» **Set problem**: Leave the pictures out. Return all other data exactly.
-- Begin Data provided --
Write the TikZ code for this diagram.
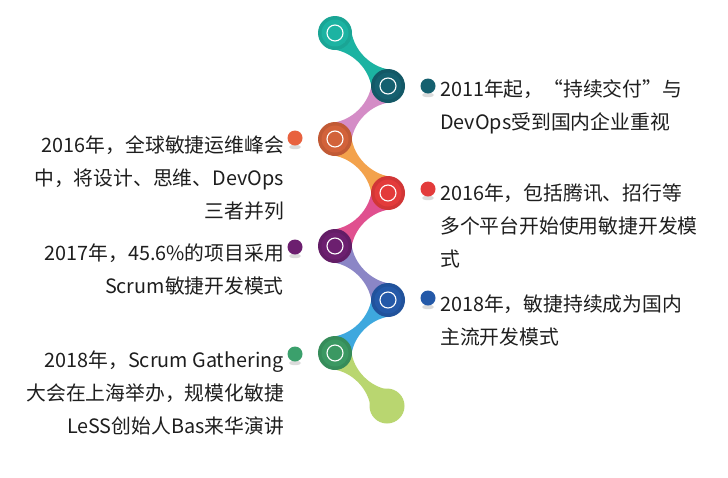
\documentclass[tikz,border=0pt]{standalone}
\usepackage{fontspec}
\setmainfont{Noto Sans CJK SC}
\usetikzlibrary{calc,backgrounds}
\definecolor{cteal}{HTML}{1CB3A2}
\definecolor{cdteal}{HTML}{15606F}
\definecolor{corange}{HTML}{D2623A}
\definecolor{cred}{HTML}{E33B3B}
\definecolor{cpurple}{HTML}{6C1F6F}
\definecolor{cblue}{HTML}{2459A8}
\definecolor{cgreen}{HTML}{3B9862}
\definecolor{clime}{HTML}{B9D670}
\definecolor{slilac}{HTML}{D48CC6}
\definecolor{sorange}{HTML}{F3A24C}
\definecolor{spink}{HTML}{E0508F}
\definecolor{slav}{HTML}{8B86C6}
\definecolor{sblue}{HTML}{3EA8DE}
\definecolor{dorange}{HTML}{E8623F}
\definecolor{dgreen}{HTML}{3BA06C}
\definecolor{txtc}{HTML}{1E1E1E}
\tikzset{
  ball/.style={circle, inner sep=0pt, minimum size=34pt, fill=#1!92!black},
  dotnode/.style={circle, inner sep=0pt, minimum size=15pt, fill=#1},
  txt/.style={font=\fontsize{19.8}{33}\selectfont, inner sep=0pt, text=txtc},
}
\newcommand\stemshape[4]{%
  \fill[#4] ($(#1)+(#3+52:16.5)$) .. controls ($(#1)!0.5!(#2)+(#3+90:1)+(#3:-12)$) and ($(#1)!0.5!(#2)+(#3+90:1)+(#3:12)$) .. ($(#2)+(#3+128:16.5)$) -- ($(#2)+(#3-128:16.5)$) .. controls ($(#1)!0.5!(#2)+(#3-90:1)+(#3:12)$) and ($(#1)!0.5!(#2)+(#3-90:1)+(#3:-12)$) .. ($(#1)+(#3-52:16.5)$) -- cycle;}
\newcommand\ballinner[2]{%
  \fill[#2] (#1) circle (13.5);
  \draw[white, line width=1.1pt] (#1) circle (8);}
\newcommand\dotshadow[1]{\fill[black!14] ($(#1)+(0,-9)$) ellipse (6 and 2.2);}
\begin{document}
\begin{tikzpicture}[x=1pt,y=1pt]
\useasboundingbox (0,0) rectangle (728,-477);
% circles
\node[ball=cteal] (c1) at (335,-33) {};
\node[ball=cdteal] (c2) at (388,-86) {};
\node[ball=corange] (c3) at (335,-139) {};
\node[ball=cred] (c4) at (388,-193) {};
\node[ball=cpurple] (c5) at (335,-246) {};
\node[ball=cblue] (c6) at (388,-300) {};
\node[ball=cgreen] (c7) at (335,-353) {};
\node[circle, inner sep=0pt, minimum size=35pt, fill=clime] (c8) at (387,-406) {};
\ballinner{c1}{cteal}
\ballinner{c2}{cdteal}
\ballinner{c3}{corange}
\ballinner{c4}{cred}
\ballinner{c5}{cpurple}
\ballinner{c6}{cblue}
\ballinner{c7}{cgreen}
\begin{pgfonlayer}{background}
\fill[white] (0,0) rectangle (728,-477);
\stemshape{c1}{c2}{-45}{cteal}
\stemshape{c2}{c3}{-135}{slilac}
\stemshape{c3}{c4}{-45}{sorange}
\stemshape{c4}{c5}{-135}{spink}
\stemshape{c5}{c6}{-45}{slav}
\stemshape{c6}{c7}{-135}{sblue}
\stemshape{c7}{c8}{-45}{clime}
\end{pgfonlayer}
% dots
\coordinate (p1) at (428,-86);
\coordinate (p2) at (428,-189);
\coordinate (p3) at (428,-298);
\coordinate (p4) at (295,-138);
\coordinate (p5) at (295,-247);
\coordinate (p6) at (295,-354);
\dotshadow{p1}\dotshadow{p2}\dotshadow{p3}\dotshadow{p4}\dotshadow{p5}\dotshadow{p6}
\node[dotnode=cdteal] (d1) at (p1) {};
\node[dotnode=cred] (d2) at (p2) {};
\node[dotnode=cblue] (d3) at (p3) {};
\node[dotnode=dorange] (d4) at (p4) {};
\node[dotnode=cpurple] (d5) at (p5) {};
\node[dotnode=dgreen] (d6) at (p6) {};
% texts (anchor = baseline of last line)
\node[txt, anchor=base west, align=left] (t1) at (440,-129) {2011年起，“持续交付”与\\DevOps受到国内企业重视};
\node[txt, anchor=base west, align=left] (t2) at (440,-266) {2016年，包括腾讯、招行等\\多个平台开始使用敏捷开发模\\式};
\node[txt, anchor=base west, align=left] (t3) at (440,-344) {2018年，敏捷持续成为国内\\主流开发模式};
\node[txt, anchor=base east, align=right] (t4) at (284,-218) {2016年，全球敏捷运维峰会\\中，将设计、思维、DevOps\\三者并列};
\node[txt, anchor=base east, align=right] (t5) at (284,-293) {2017年，45.6\%的项目采用\\Scrum敏捷开发模式};
\node[txt, anchor=base east, align=right] (t6) at (284,-433) {2018年，Scrum Gathering\\大会在上海举办，规模化敏捷\\LeSS创始人Bas来华演讲};
\end{tikzpicture}
\end{document}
-- End Data provided --
» **Exercise response**:
Write the TikZ code for this diagram.
\documentclass[tikz,border=0pt]{standalone}
\usepackage{fontspec}
\setmainfont{Noto Sans CJK SC}
\usetikzlibrary{calc,backgrounds}
\definecolor{cteal}{HTML}{1CB3A2}
\definecolor{cdteal}{HTML}{15606F}
\definecolor{corange}{HTML}{D2623A}
\definecolor{cred}{HTML}{E33B3B}
\definecolor{cpurple}{HTML}{6C1F6F}
\definecolor{cblue}{HTML}{2459A8}
\definecolor{cgreen}{HTML}{3B9862}
\definecolor{clime}{HTML}{B9D670}
\definecolor{slilac}{HTML}{D48CC6}
\definecolor{sorange}{HTML}{F3A24C}
\definecolor{spink}{HTML}{E0508F}
\definecolor{slav}{HTML}{8B86C6}
\definecolor{sblue}{HTML}{3EA8DE}
\definecolor{dorange}{HTML}{E8623F}
\definecolor{dgreen}{HTML}{3BA06C}
\definecolor{txtc}{HTML}{1E1E1E}
\tikzset{
  ball/.style={circle, inner sep=0pt, minimum size=34pt, fill=#1!92!black},
  dotnode/.style={circle, inner sep=0pt, minimum size=15pt, fill=#1},
  txt/.style={font=\fontsize{19.8}{33}\selectfont, inner sep=0pt, text=txtc},
}
\newcommand\stemshape[4]{%
  \fill[#4] ($(#1)+(#3+52:16.5)$) .. controls ($(#1)!0.5!(#2)+(#3+90:1)+(#3:-12)$) and ($(#1)!0.5!(#2)+(#3+90:1)+(#3:12)$) .. ($(#2)+(#3+128:16.5)$) -- ($(#2)+(#3-128:16.5)$) .. controls ($(#1)!0.5!(#2)+(#3-90:1)+(#3:12)$) and ($(#1)!0.5!(#2)+(#3-90:1)+(#3:-12)$) .. ($(#1)+(#3-52:16.5)$) -- cycle;}
\newcommand\ballinner[2]{%
  \fill[#2] (#1) circle (13.5);
  \draw[white, line width=1.1pt] (#1) circle (8);}
\newcommand\dotshadow[1]{\fill[black!14] ($(#1)+(0,-9)$) ellipse (6 and 2.2);}
\begin{document}
\begin{tikzpicture}[x=1pt,y=1pt]
\useasboundingbox (0,0) rectangle (728,-477);
% circles
\node[ball=cteal] (c1) at (335,-33) {};
\node[ball=cdteal] (c2) at (388,-86) {};
\node[ball=corange] (c3) at (335,-139) {};
\node[ball=cred] (c4) at (388,-193) {};
\node[ball=cpurple] (c5) at (335,-246) {};
\node[ball=cblue] (c6) at (388,-300) {};
\node[ball=cgreen] (c7) at (335,-353) {};
\node[circle, inner sep=0pt, minimum size=35pt, fill=clime] (c8) at (387,-406) {};
\ballinner{c1}{cteal}
\ballinner{c2}{cdteal}
\ballinner{c3}{corange}
\ballinner{c4}{cred}
\ballinner{c5}{cpurple}
\ballinner{c6}{cblue}
\ballinner{c7}{cgreen}
\begin{pgfonlayer}{background}
\fill[white] (0,0) rectangle (728,-477);
\stemshape{c1}{c2}{-45}{cteal}
\stemshape{c2}{c3}{-135}{slilac}
\stemshape{c3}{c4}{-45}{sorange}
\stemshape{c4}{c5}{-135}{spink}
\stemshape{c5}{c6}{-45}{slav}
\stemshape{c6}{c7}{-135}{sblue}
\stemshape{c7}{c8}{-45}{clime}
\end{pgfonlayer}
% dots
\coordinate (p1) at (428,-86);
\coordinate (p2) at (428,-189);
\coordinate (p3) at (428,-298);
\coordinate (p4) at (295,-138);
\coordinate (p5) at (295,-247);
\coordinate (p6) at (295,-354);
\dotshadow{p1}\dotshadow{p2}\dotshadow{p3}\dotshadow{p4}\dotshadow{p5}\dotshadow{p6}
\node[dotnode=cdteal] (d1) at (p1) {};
\node[dotnode=cred] (d2) at (p2) {};
\node[dotnode=cblue] (d3) at (p3) {};
\node[dotnode=dorange] (d4) at (p4) {};
\node[dotnode=cpurple] (d5) at (p5) {};
\node[dotnode=dgreen] (d6) at (p6) {};
% texts (anchor = baseline of last line)
\node[txt, anchor=base west, align=left] (t1) at (440,-129) {2011年起，“持续交付”与\\DevOps受到国内企业重视};
\node[txt, anchor=base west, align=left] (t2) at (440,-266) {2016年，包括腾讯、招行等\\多个平台开始使用敏捷开发模\\式};
\node[txt, anchor=base west, align=left] (t3) at (440,-344) {2018年，敏捷持续成为国内\\主流开发模式};
\node[txt, anchor=base east, align=right] (t4) at (284,-218) {2016年，全球敏捷运维峰会\\中，将设计、思维、DevOps\\三者并列};
\node[txt, anchor=base east, align=right] (t5) at (284,-293) {2017年，45.6\%的项目采用\\Scrum敏捷开发模式};
\node[txt, anchor=base east, align=right] (t6) at (284,-433) {2018年，Scrum Gathering\\大会在上海举办，规模化敏捷\\LeSS创始人Bas来华演讲};
\end{tikzpicture}
\end{document}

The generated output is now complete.